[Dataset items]
****************************************

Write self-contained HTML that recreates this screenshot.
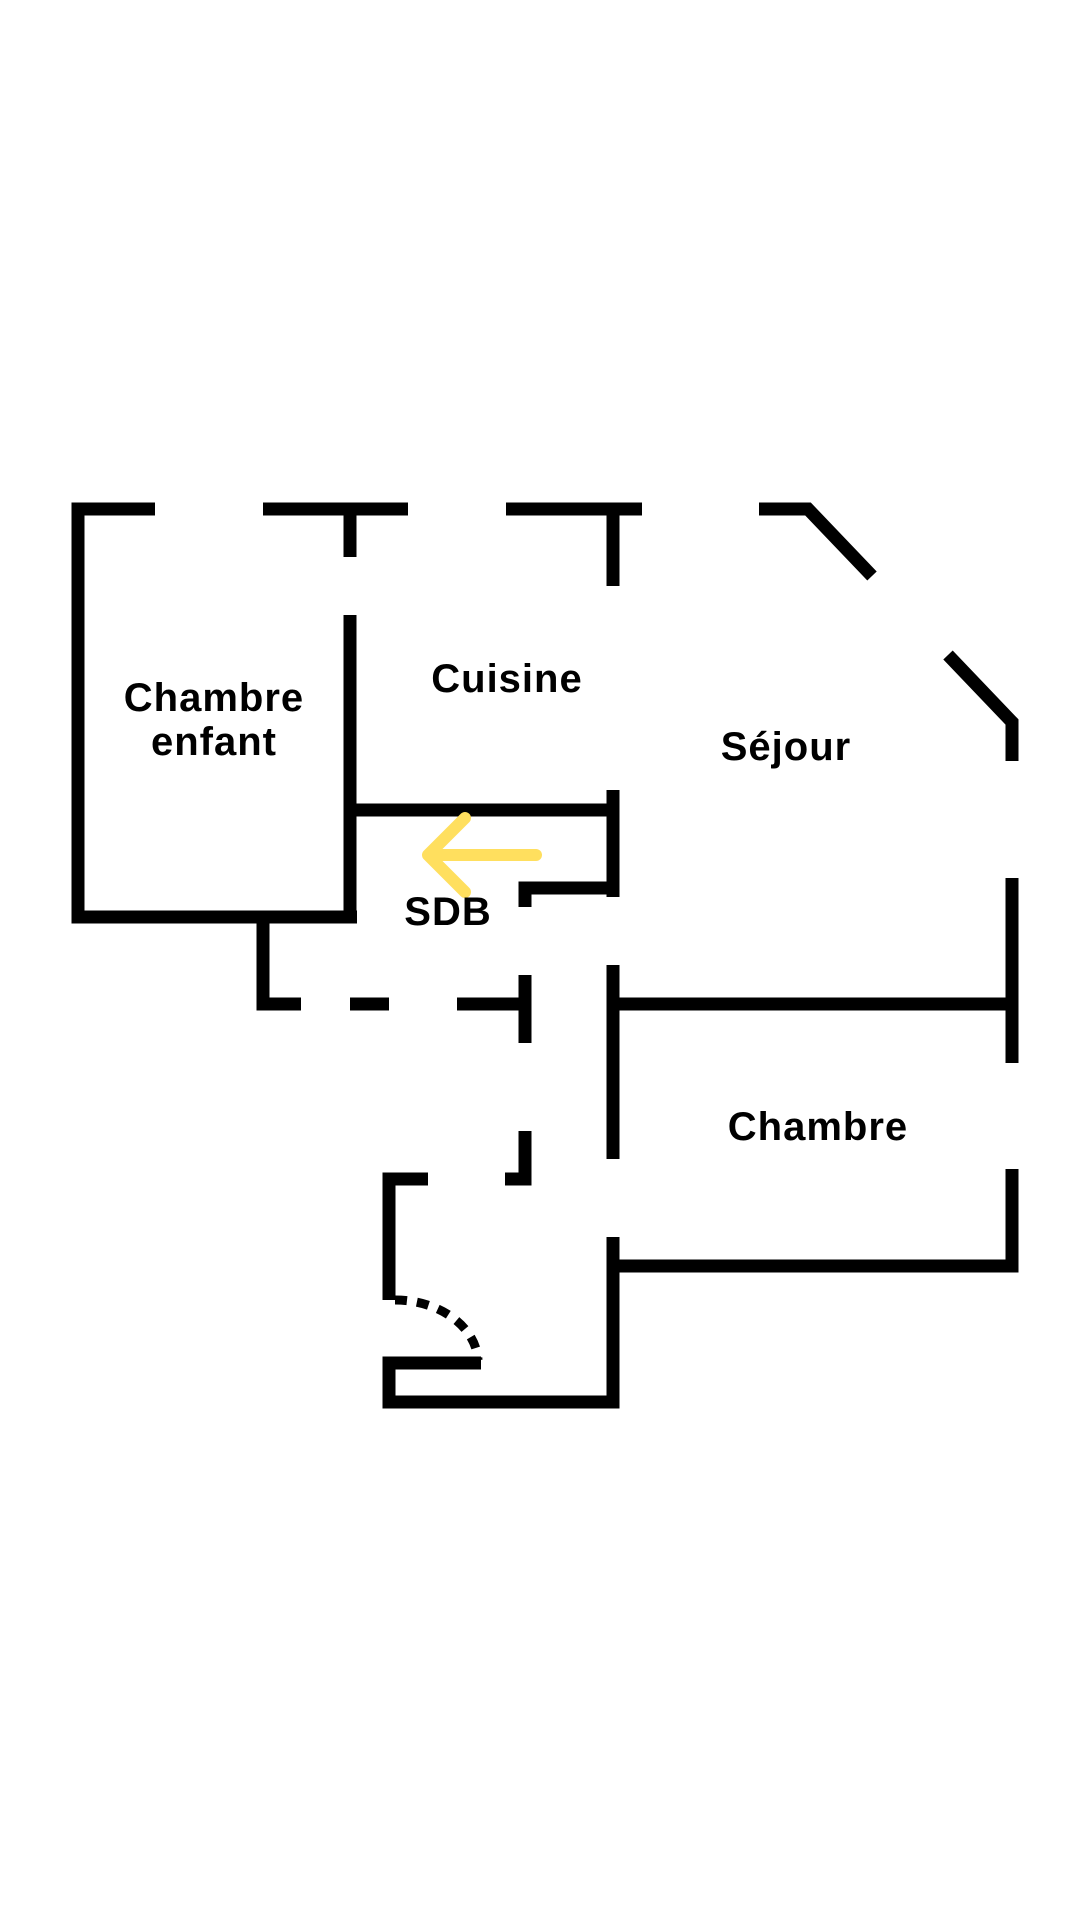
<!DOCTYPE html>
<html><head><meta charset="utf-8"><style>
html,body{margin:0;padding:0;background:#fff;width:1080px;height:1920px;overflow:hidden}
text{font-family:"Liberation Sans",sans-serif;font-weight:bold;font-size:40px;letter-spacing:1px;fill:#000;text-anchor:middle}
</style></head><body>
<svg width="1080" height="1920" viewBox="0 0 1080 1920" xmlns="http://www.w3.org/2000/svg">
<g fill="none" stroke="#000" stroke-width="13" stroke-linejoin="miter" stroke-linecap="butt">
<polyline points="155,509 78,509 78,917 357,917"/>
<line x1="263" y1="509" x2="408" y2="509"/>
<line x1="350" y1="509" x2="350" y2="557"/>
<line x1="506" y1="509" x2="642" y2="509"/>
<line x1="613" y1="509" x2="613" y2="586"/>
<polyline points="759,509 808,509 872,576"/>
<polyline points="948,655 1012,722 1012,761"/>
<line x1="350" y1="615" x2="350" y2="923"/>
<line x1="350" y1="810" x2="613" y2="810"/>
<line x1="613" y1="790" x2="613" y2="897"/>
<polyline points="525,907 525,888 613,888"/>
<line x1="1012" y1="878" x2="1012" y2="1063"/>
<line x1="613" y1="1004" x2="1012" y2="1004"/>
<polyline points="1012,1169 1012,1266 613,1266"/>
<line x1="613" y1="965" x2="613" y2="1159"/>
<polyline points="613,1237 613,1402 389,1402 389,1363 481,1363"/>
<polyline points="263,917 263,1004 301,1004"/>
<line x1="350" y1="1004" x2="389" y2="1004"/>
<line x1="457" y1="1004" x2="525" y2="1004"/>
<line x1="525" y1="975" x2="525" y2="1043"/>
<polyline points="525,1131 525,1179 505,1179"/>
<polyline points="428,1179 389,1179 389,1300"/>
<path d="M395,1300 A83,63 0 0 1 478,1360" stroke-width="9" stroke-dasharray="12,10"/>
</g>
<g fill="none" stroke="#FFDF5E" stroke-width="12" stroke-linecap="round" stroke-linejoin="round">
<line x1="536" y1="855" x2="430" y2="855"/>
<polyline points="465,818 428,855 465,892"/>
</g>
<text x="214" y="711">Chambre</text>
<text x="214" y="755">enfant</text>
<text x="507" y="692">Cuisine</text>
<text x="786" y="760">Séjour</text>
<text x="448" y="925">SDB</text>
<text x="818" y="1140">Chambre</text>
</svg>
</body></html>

****************************************

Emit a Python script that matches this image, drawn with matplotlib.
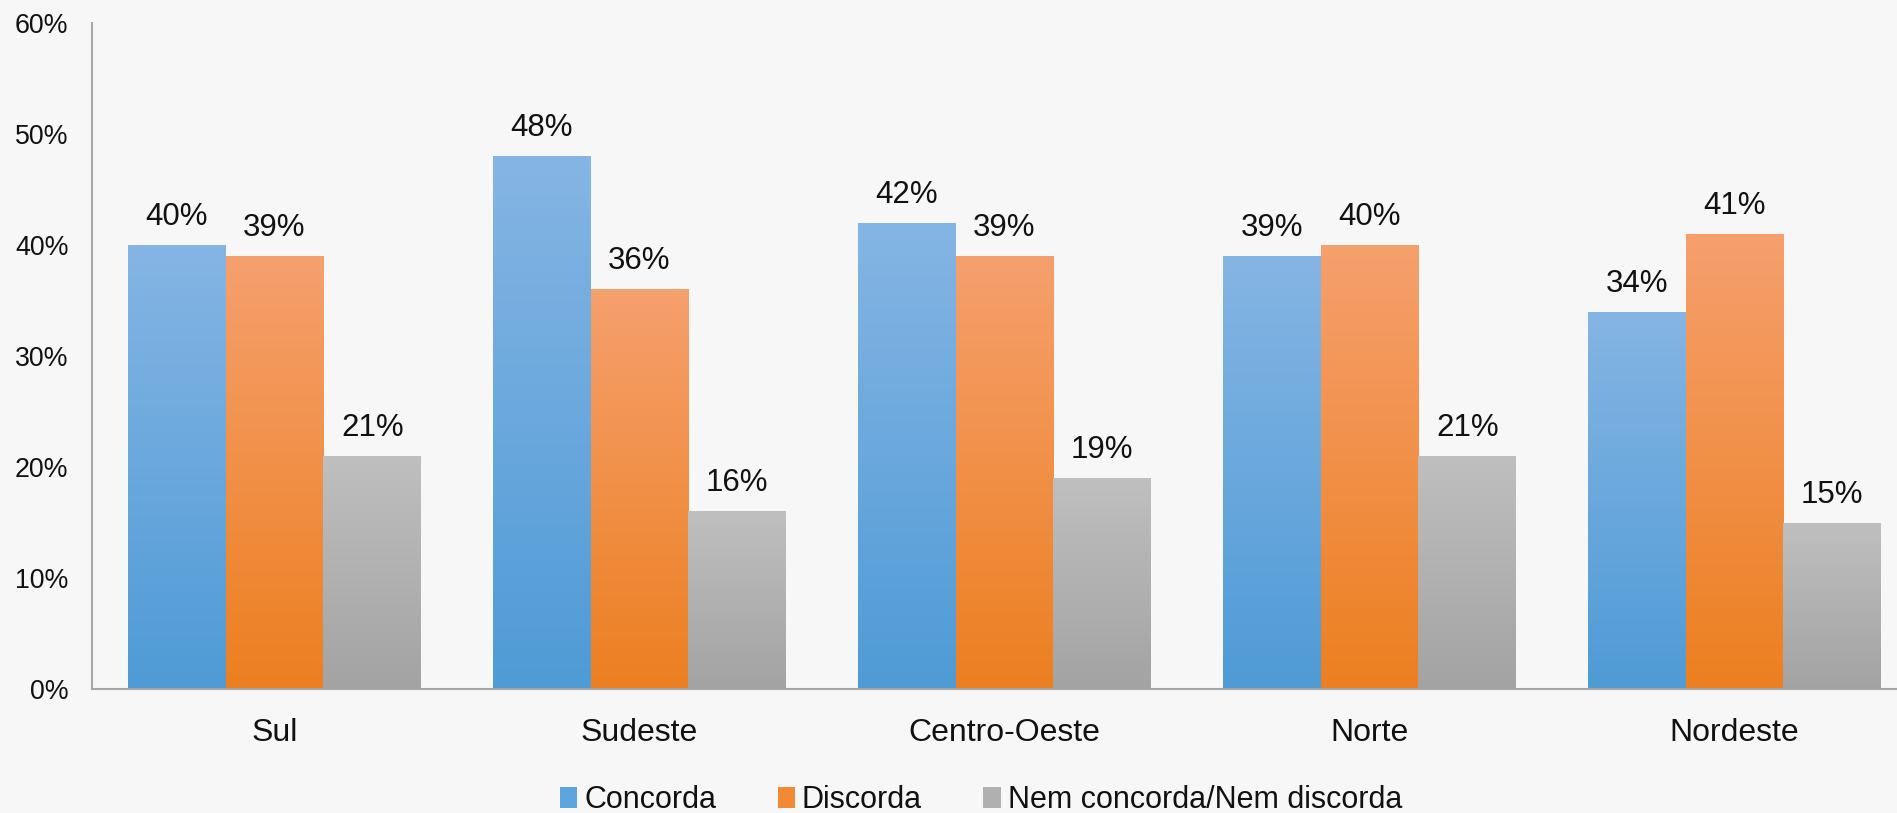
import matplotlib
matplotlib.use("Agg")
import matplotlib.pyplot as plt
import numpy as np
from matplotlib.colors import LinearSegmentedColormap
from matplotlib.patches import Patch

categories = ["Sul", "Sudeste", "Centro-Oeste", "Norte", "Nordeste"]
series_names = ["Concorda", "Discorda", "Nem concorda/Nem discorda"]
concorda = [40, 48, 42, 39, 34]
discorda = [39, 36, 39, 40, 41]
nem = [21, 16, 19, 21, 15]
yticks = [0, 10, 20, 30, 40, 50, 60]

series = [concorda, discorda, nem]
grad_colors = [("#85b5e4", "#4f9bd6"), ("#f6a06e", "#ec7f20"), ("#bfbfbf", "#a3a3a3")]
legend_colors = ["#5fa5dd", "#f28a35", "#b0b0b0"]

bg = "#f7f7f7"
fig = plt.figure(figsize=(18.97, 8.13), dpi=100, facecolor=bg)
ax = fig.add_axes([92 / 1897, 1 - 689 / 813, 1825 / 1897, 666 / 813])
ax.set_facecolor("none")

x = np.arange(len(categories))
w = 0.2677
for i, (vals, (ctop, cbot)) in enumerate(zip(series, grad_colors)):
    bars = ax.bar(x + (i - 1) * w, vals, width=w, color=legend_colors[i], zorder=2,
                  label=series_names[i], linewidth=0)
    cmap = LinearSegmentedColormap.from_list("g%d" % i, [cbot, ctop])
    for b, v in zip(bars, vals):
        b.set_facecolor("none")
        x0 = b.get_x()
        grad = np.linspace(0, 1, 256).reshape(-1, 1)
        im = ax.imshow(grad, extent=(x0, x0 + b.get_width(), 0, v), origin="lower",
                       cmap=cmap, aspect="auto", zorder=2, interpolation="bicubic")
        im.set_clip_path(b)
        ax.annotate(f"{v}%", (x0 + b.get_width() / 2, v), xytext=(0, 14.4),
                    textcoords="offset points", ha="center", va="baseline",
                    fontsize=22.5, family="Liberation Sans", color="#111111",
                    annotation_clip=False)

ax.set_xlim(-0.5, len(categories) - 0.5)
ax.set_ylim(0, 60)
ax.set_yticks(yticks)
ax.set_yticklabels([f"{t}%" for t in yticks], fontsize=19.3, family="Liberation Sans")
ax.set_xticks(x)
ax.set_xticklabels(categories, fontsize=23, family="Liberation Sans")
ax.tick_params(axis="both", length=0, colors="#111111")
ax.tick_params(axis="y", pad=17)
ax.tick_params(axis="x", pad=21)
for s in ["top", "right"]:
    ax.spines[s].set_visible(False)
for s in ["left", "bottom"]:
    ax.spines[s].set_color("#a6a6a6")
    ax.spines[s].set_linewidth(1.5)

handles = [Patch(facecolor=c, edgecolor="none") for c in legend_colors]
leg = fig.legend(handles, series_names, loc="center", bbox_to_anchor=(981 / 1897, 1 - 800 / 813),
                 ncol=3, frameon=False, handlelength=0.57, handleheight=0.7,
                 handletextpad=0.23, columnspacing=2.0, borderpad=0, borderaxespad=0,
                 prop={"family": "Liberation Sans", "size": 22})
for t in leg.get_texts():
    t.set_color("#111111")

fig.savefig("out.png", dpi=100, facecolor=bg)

****************************************

Every line containing the string "this" must be listed.

Write self-contained HTML that recreates this screenshot.
Emit a Python script that matches this image, drawn with matplotlib.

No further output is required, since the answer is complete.